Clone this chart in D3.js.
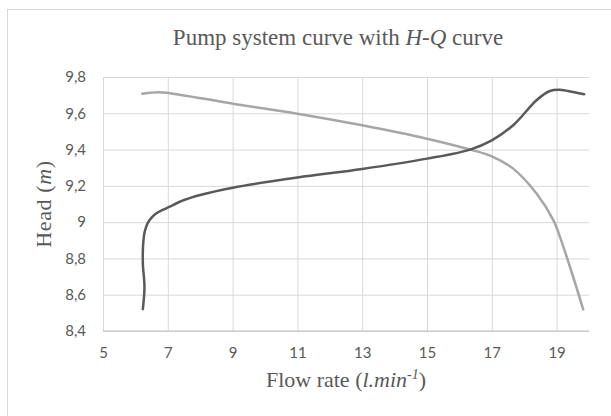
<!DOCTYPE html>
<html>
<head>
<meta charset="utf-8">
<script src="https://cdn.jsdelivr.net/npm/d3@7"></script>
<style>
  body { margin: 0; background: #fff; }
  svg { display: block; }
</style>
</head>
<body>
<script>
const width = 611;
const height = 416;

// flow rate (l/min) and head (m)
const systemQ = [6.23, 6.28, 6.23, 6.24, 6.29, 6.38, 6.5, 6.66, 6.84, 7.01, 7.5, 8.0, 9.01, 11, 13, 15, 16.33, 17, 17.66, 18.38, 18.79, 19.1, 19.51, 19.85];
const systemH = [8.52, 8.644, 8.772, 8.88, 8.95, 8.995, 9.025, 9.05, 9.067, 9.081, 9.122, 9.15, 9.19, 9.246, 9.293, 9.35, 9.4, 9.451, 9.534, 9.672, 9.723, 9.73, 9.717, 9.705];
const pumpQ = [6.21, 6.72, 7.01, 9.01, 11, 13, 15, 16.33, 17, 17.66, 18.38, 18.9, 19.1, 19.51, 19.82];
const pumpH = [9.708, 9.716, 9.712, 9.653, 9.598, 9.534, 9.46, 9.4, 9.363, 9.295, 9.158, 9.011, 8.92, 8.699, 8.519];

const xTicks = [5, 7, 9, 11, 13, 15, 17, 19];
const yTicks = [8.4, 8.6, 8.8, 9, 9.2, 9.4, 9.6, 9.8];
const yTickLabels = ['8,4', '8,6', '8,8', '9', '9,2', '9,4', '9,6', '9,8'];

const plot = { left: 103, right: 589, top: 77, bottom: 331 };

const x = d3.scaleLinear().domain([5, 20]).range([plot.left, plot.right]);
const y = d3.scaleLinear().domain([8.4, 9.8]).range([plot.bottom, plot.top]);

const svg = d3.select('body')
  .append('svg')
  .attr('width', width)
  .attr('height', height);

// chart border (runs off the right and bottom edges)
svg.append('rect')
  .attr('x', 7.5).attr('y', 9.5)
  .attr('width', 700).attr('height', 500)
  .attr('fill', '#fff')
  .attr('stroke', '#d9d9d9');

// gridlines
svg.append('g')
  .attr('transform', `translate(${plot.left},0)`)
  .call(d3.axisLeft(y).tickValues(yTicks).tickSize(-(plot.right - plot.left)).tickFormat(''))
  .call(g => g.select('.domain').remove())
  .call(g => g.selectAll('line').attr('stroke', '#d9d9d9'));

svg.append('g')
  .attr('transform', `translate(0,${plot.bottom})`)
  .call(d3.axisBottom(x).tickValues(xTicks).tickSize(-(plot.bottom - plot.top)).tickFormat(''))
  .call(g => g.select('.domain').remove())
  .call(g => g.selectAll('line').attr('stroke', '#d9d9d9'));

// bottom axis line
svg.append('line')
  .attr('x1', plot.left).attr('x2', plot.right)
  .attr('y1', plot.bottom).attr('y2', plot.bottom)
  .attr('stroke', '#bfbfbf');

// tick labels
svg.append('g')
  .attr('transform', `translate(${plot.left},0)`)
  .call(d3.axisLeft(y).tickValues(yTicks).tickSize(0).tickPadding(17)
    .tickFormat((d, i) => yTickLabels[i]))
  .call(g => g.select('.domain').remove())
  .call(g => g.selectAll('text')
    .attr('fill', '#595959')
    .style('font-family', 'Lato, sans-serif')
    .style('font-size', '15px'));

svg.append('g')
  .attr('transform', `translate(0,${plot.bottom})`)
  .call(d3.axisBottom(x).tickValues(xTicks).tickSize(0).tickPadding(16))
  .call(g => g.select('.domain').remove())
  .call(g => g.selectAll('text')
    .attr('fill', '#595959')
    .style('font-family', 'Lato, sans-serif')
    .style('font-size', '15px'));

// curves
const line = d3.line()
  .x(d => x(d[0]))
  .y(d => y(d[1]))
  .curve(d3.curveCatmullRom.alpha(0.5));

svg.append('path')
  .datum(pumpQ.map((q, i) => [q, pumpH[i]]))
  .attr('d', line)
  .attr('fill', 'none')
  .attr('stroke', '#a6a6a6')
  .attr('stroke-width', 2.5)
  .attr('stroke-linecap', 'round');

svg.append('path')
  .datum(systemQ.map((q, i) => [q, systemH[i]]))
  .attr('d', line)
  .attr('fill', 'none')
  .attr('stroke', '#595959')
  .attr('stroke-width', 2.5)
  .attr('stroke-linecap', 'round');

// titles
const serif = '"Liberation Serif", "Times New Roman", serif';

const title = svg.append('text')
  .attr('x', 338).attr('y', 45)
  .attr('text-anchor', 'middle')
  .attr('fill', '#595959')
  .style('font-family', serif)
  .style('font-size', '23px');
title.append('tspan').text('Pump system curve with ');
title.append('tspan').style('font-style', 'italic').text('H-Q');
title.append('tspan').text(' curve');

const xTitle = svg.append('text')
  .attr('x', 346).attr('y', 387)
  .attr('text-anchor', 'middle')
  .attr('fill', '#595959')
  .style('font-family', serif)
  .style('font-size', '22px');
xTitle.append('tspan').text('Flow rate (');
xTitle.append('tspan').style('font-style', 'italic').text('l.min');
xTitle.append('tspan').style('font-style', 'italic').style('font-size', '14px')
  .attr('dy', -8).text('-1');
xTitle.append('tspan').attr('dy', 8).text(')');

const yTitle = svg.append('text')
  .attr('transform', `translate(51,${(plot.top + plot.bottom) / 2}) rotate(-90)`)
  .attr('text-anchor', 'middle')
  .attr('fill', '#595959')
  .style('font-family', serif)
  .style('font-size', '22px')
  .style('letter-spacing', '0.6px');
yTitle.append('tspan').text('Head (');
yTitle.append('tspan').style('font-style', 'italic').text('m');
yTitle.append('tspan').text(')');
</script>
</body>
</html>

★ ★ ★ ★ ★ ★ ★

Without including any pictures, reproduce the listing exactly.

Clone this chart in D3.js.
<!DOCTYPE html>
<html>
<head>
<meta charset="utf-8">
<script src="https://cdn.jsdelivr.net/npm/d3@7"></script>
<style>
  body { margin: 0; background: #fff; }
  svg { display: block; }
</style>
</head>
<body>
<script>
const width = 611;
const height = 416;

// flow rate (l/min) and head (m)
const systemQ = [6.23, 6.28, 6.23, 6.24, 6.29, 6.38, 6.5, 6.66, 6.84, 7.01, 7.5, 8.0, 9.01, 11, 13, 15, 16.33, 17, 17.66, 18.38, 18.79, 19.1, 19.51, 19.85];
const systemH = [8.52, 8.644, 8.772, 8.88, 8.95, 8.995, 9.025, 9.05, 9.067, 9.081, 9.122, 9.15, 9.19, 9.246, 9.293, 9.35, 9.4, 9.451, 9.534, 9.672, 9.723, 9.73, 9.717, 9.705];
const pumpQ = [6.21, 6.72, 7.01, 9.01, 11, 13, 15, 16.33, 17, 17.66, 18.38, 18.9, 19.1, 19.51, 19.82];
const pumpH = [9.708, 9.716, 9.712, 9.653, 9.598, 9.534, 9.46, 9.4, 9.363, 9.295, 9.158, 9.011, 8.92, 8.699, 8.519];

const xTicks = [5, 7, 9, 11, 13, 15, 17, 19];
const yTicks = [8.4, 8.6, 8.8, 9, 9.2, 9.4, 9.6, 9.8];
const yTickLabels = ['8,4', '8,6', '8,8', '9', '9,2', '9,4', '9,6', '9,8'];

const plot = { left: 103, right: 589, top: 77, bottom: 331 };

const x = d3.scaleLinear().domain([5, 20]).range([plot.left, plot.right]);
const y = d3.scaleLinear().domain([8.4, 9.8]).range([plot.bottom, plot.top]);

const svg = d3.select('body')
  .append('svg')
  .attr('width', width)
  .attr('height', height);

// chart border (runs off the right and bottom edges)
svg.append('rect')
  .attr('x', 7.5).attr('y', 9.5)
  .attr('width', 700).attr('height', 500)
  .attr('fill', '#fff')
  .attr('stroke', '#d9d9d9');

// gridlines
svg.append('g')
  .attr('transform', `translate(${plot.left},0)`)
  .call(d3.axisLeft(y).tickValues(yTicks).tickSize(-(plot.right - plot.left)).tickFormat(''))
  .call(g => g.select('.domain').remove())
  .call(g => g.selectAll('line').attr('stroke', '#d9d9d9'));

svg.append('g')
  .attr('transform', `translate(0,${plot.bottom})`)
  .call(d3.axisBottom(x).tickValues(xTicks).tickSize(-(plot.bottom - plot.top)).tickFormat(''))
  .call(g => g.select('.domain').remove())
  .call(g => g.selectAll('line').attr('stroke', '#d9d9d9'));

// bottom axis line
svg.append('line')
  .attr('x1', plot.left).attr('x2', plot.right)
  .attr('y1', plot.bottom).attr('y2', plot.bottom)
  .attr('stroke', '#bfbfbf');

// tick labels
svg.append('g')
  .attr('transform', `translate(${plot.left},0)`)
  .call(d3.axisLeft(y).tickValues(yTicks).tickSize(0).tickPadding(17)
    .tickFormat((d, i) => yTickLabels[i]))
  .call(g => g.select('.domain').remove())
  .call(g => g.selectAll('text')
    .attr('fill', '#595959')
    .style('font-family', 'Lato, sans-serif')
    .style('font-size', '15px'));

svg.append('g')
  .attr('transform', `translate(0,${plot.bottom})`)
  .call(d3.axisBottom(x).tickValues(xTicks).tickSize(0).tickPadding(16))
  .call(g => g.select('.domain').remove())
  .call(g => g.selectAll('text')
    .attr('fill', '#595959')
    .style('font-family', 'Lato, sans-serif')
    .style('font-size', '15px'));

// curves
const line = d3.line()
  .x(d => x(d[0]))
  .y(d => y(d[1]))
  .curve(d3.curveCatmullRom.alpha(0.5));

svg.append('path')
  .datum(pumpQ.map((q, i) => [q, pumpH[i]]))
  .attr('d', line)
  .attr('fill', 'none')
  .attr('stroke', '#a6a6a6')
  .attr('stroke-width', 2.5)
  .attr('stroke-linecap', 'round');

svg.append('path')
  .datum(systemQ.map((q, i) => [q, systemH[i]]))
  .attr('d', line)
  .attr('fill', 'none')
  .attr('stroke', '#595959')
  .attr('stroke-width', 2.5)
  .attr('stroke-linecap', 'round');

// titles
const serif = '"Liberation Serif", "Times New Roman", serif';

const title = svg.append('text')
  .attr('x', 338).attr('y', 45)
  .attr('text-anchor', 'middle')
  .attr('fill', '#595959')
  .style('font-family', serif)
  .style('font-size', '23px');
title.append('tspan').text('Pump system curve with ');
title.append('tspan').style('font-style', 'italic').text('H-Q');
title.append('tspan').text(' curve');

const xTitle = svg.append('text')
  .attr('x', 346).attr('y', 387)
  .attr('text-anchor', 'middle')
  .attr('fill', '#595959')
  .style('font-family', serif)
  .style('font-size', '22px');
xTitle.append('tspan').text('Flow rate (');
xTitle.append('tspan').style('font-style', 'italic').text('l.min');
xTitle.append('tspan').style('font-style', 'italic').style('font-size', '14px')
  .attr('dy', -8).text('-1');
xTitle.append('tspan').attr('dy', 8).text(')');

const yTitle = svg.append('text')
  .attr('transform', `translate(51,${(plot.top + plot.bottom) / 2}) rotate(-90)`)
  .attr('text-anchor', 'middle')
  .attr('fill', '#595959')
  .style('font-family', serif)
  .style('font-size', '22px')
  .style('letter-spacing', '0.6px');
yTitle.append('tspan').text('Head (');
yTitle.append('tspan').style('font-style', 'italic').text('m');
yTitle.append('tspan').text(')');
</script>
</body>
</html>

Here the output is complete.